Did he give a reason? I’d be interested to hear why you shouldn’t do that (I can imagine during office hours it would put to great a strain on the DB if it’s Production, but scheduled outside office hours it shouldn’t really be an issue I’d think - but I’m no real DBA...).


arnold_bijlsma
Enthusiast
Forum|alt.badge.img+16

Have you encountered a limit on the amount of ID’s that you could send in one go? 

Apparently, a PostgreSQL field can be 1GB in size. I use BIGINTs, which are 8 bytes each, so theoretically(!) one could load 134 million IDs in an array… But realistically, it will probably be a lot less.
As I mentioned, it works fine for my 20,000. And I’m not expecting many catchments that are going to be much larger than that, so my solution works.

 

You could do a combination of the first and fourth option.  Instead of one csv string, create 200 csv strings (100 entries each), and run the queries in parallel.

I agree, if the performance deteriorates above a certain number, it’s worth splitting it into a couple of  buckets.

 

As long as I have write privileges to the database I tend to do the second option, I can get FME to get rid of the temp table afterwards.

I once got a phone call from a DBA after doing something like your fourth option asking me to please not construct a query like that again :-)

How do you send your 20,000 features to a temp table in your database? Aren’t you running into the same problem that I have: you can’t put it through an SQLExecutor, because it would be called 20,000 times.
You can use a FeatureWriter I guess, but that would create a permanent table that you’d have to delete further downstream. Going down this route, I’d prefer to use a native “CREATE TEMP TABLE” SQL command.
And somehow, I feel this option is going to end in tears someday, either mine or the DBA’s ;-)

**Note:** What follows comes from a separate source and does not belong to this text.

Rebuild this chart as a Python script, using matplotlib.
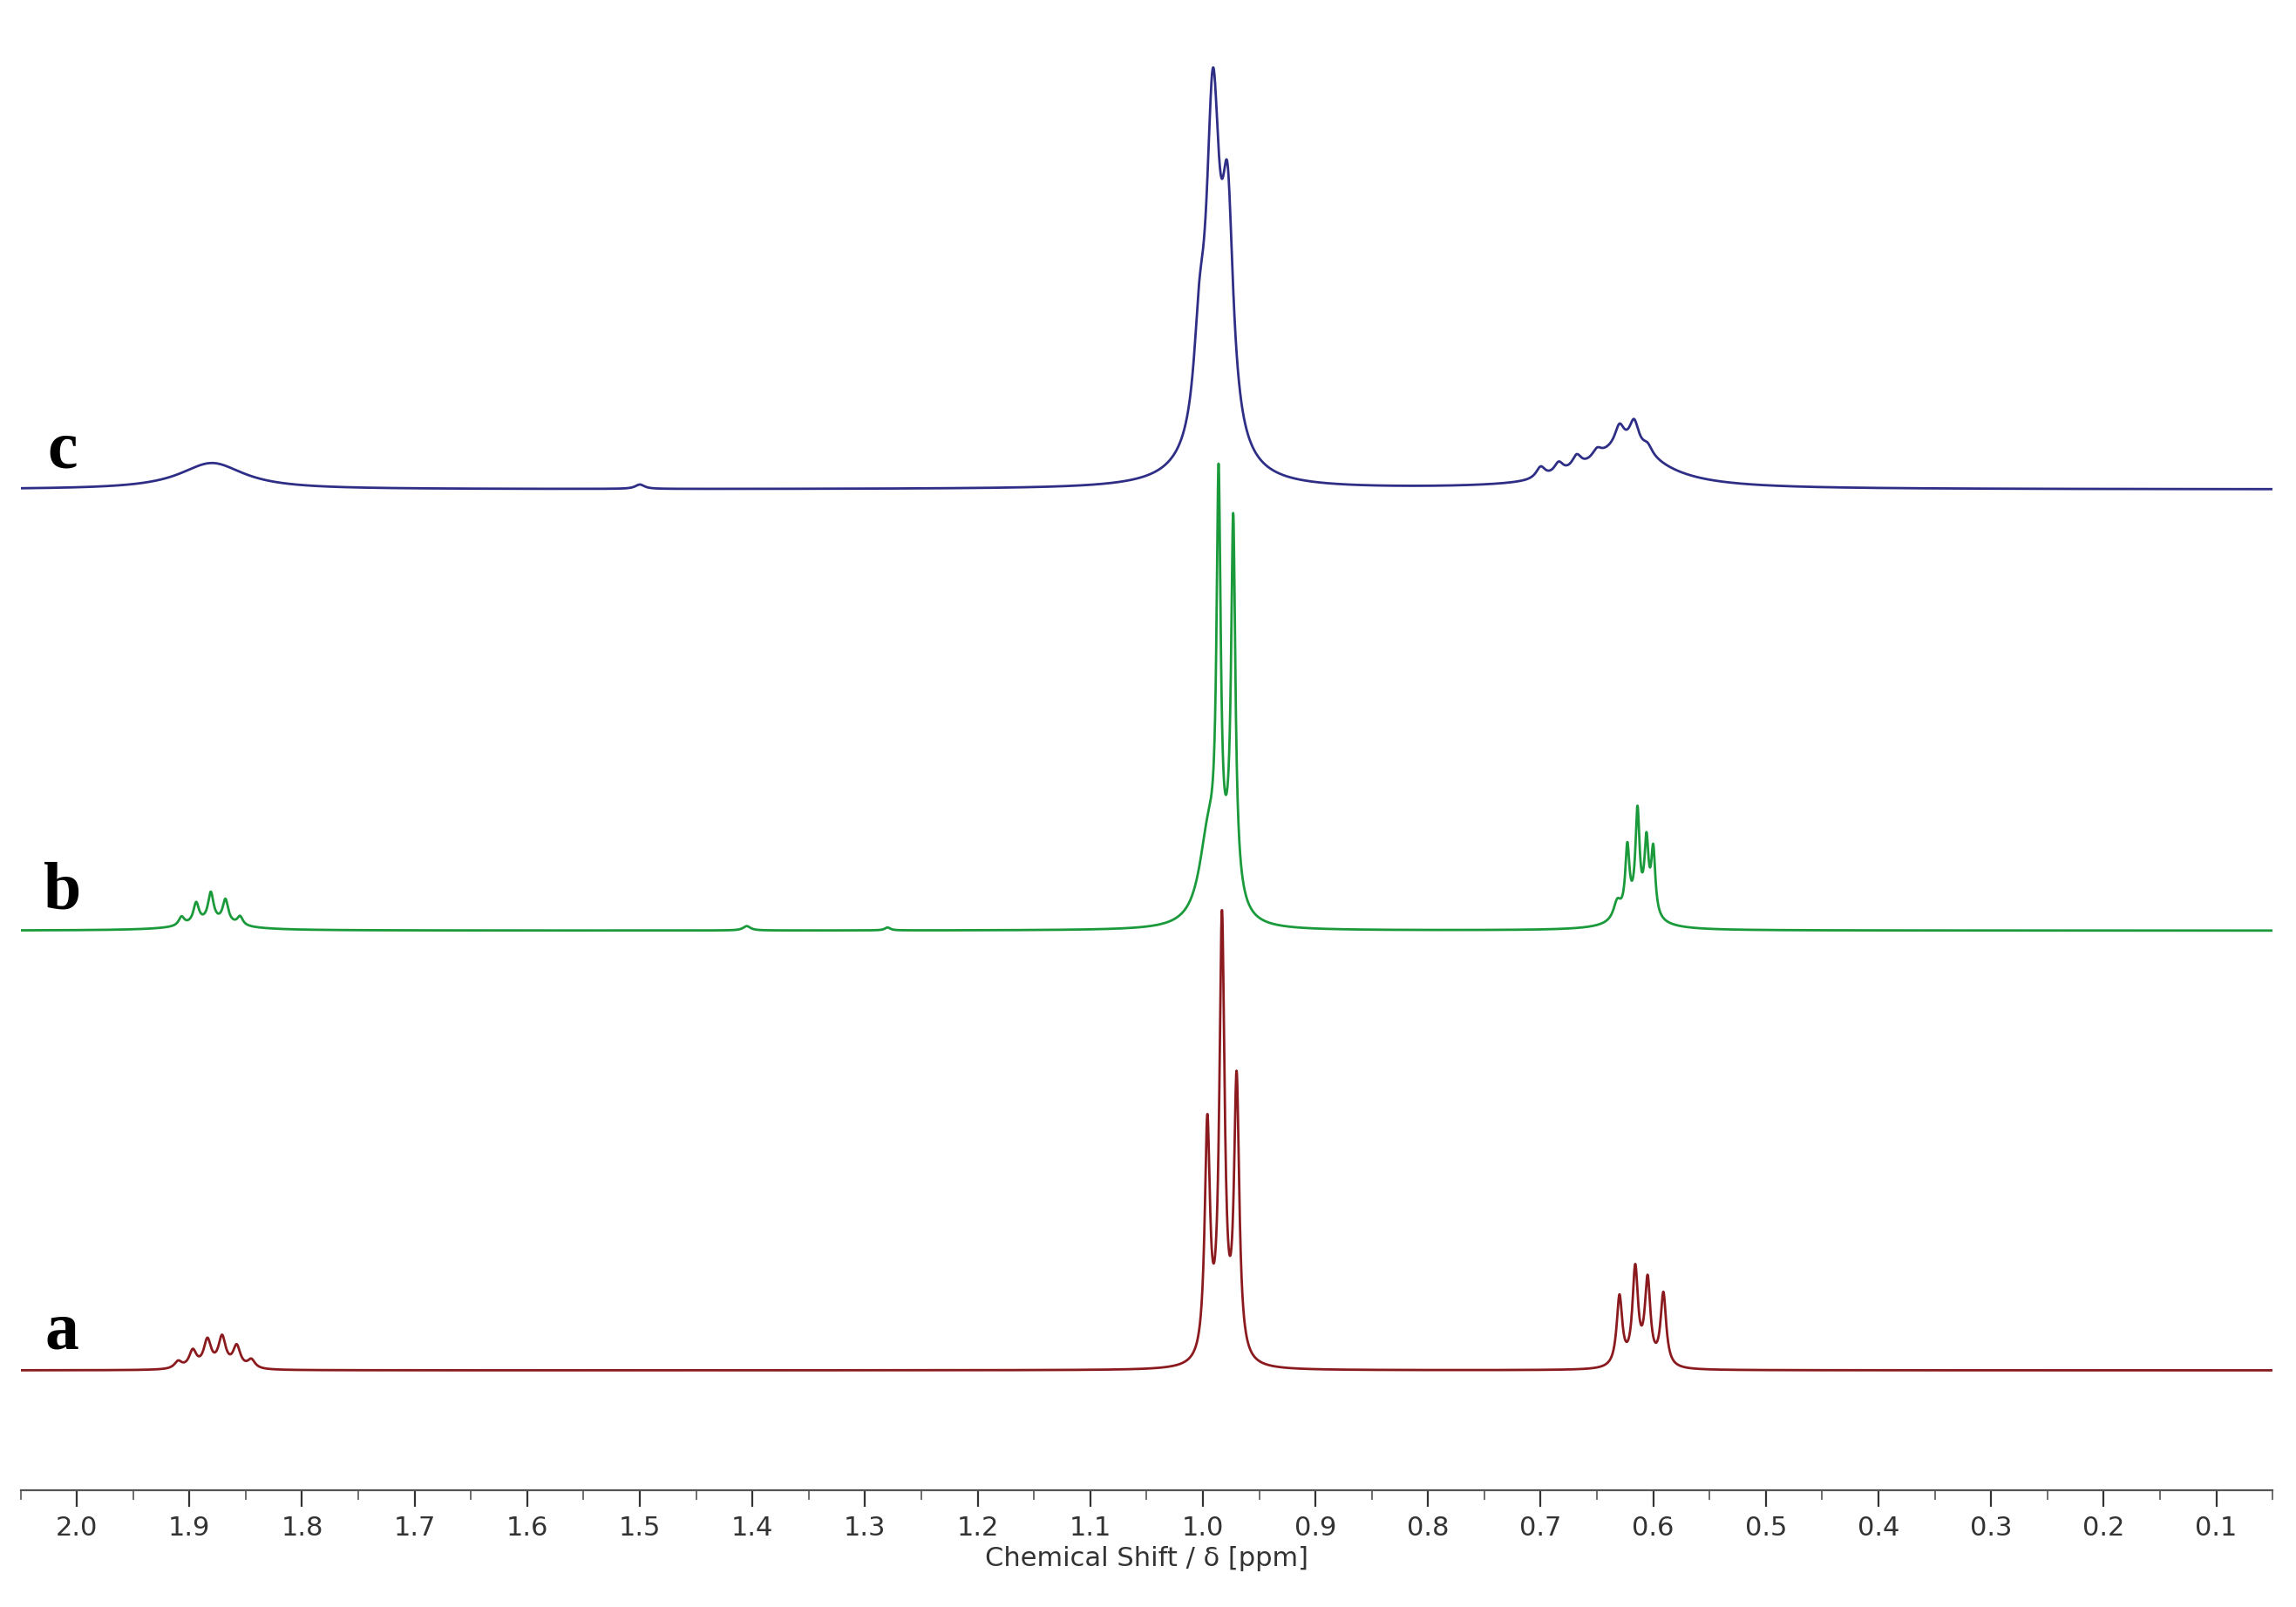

There is another option I tried: DuckDB. DuckDB can join tables from two different databases (unlike PostgreSQL), and it has a postgres extension, so you can run queries on PostgreSQL tables using a DuckDB connection in an SQLExecutor. The only problem is that one database connection can comes from your Database Connections, whereas the second database connection needs to be stored in your code, i.e. username and password. You can hide those details inside a (password-protected?) custom transformer, and/or play with ‘persistent secret’ files. But the fact remains that you have your  connection details hard-coded and in a dedicated place, which doesn’t make it very portable/future-proof.

I guess I’m might be looking for a solution that doesn’t exist, and that my long string of 20,000 concatenated strings may be the most elegant one.


nordpil
Enthusiast
Forum|alt.badge.img+12
  • Enthusiast
  • April 2, 2026

I have done it with this workflow in the past: assemble batches of e.g. 1000 id’s per batch and then get those from the PostGIS table using a FeatureReader or SqlExecutor:

SELECT
attributeA
, attributeB
FROM
bigtable
WHERE
id in (myQueryString)

That way you don’t have to do 20000 individual queries


s.jager
Influencer
Forum|alt.badge.img+23
  • Influencer
  • April 2, 2026

I guess I’m might be looking for a solution that doesn’t exist, and that my long string of 20,000 concatenated strings may be the most elegant one.

I’m afraid that is true. That, or you’ll have to accept that some workspaces just take a very looooong time to execute (which I’ve done for a few - although it helps if they’re scheduled in the middle of the night and on our FME Flow server - that makes a difference, probably because the server can use more memory than my poor abused laptop has).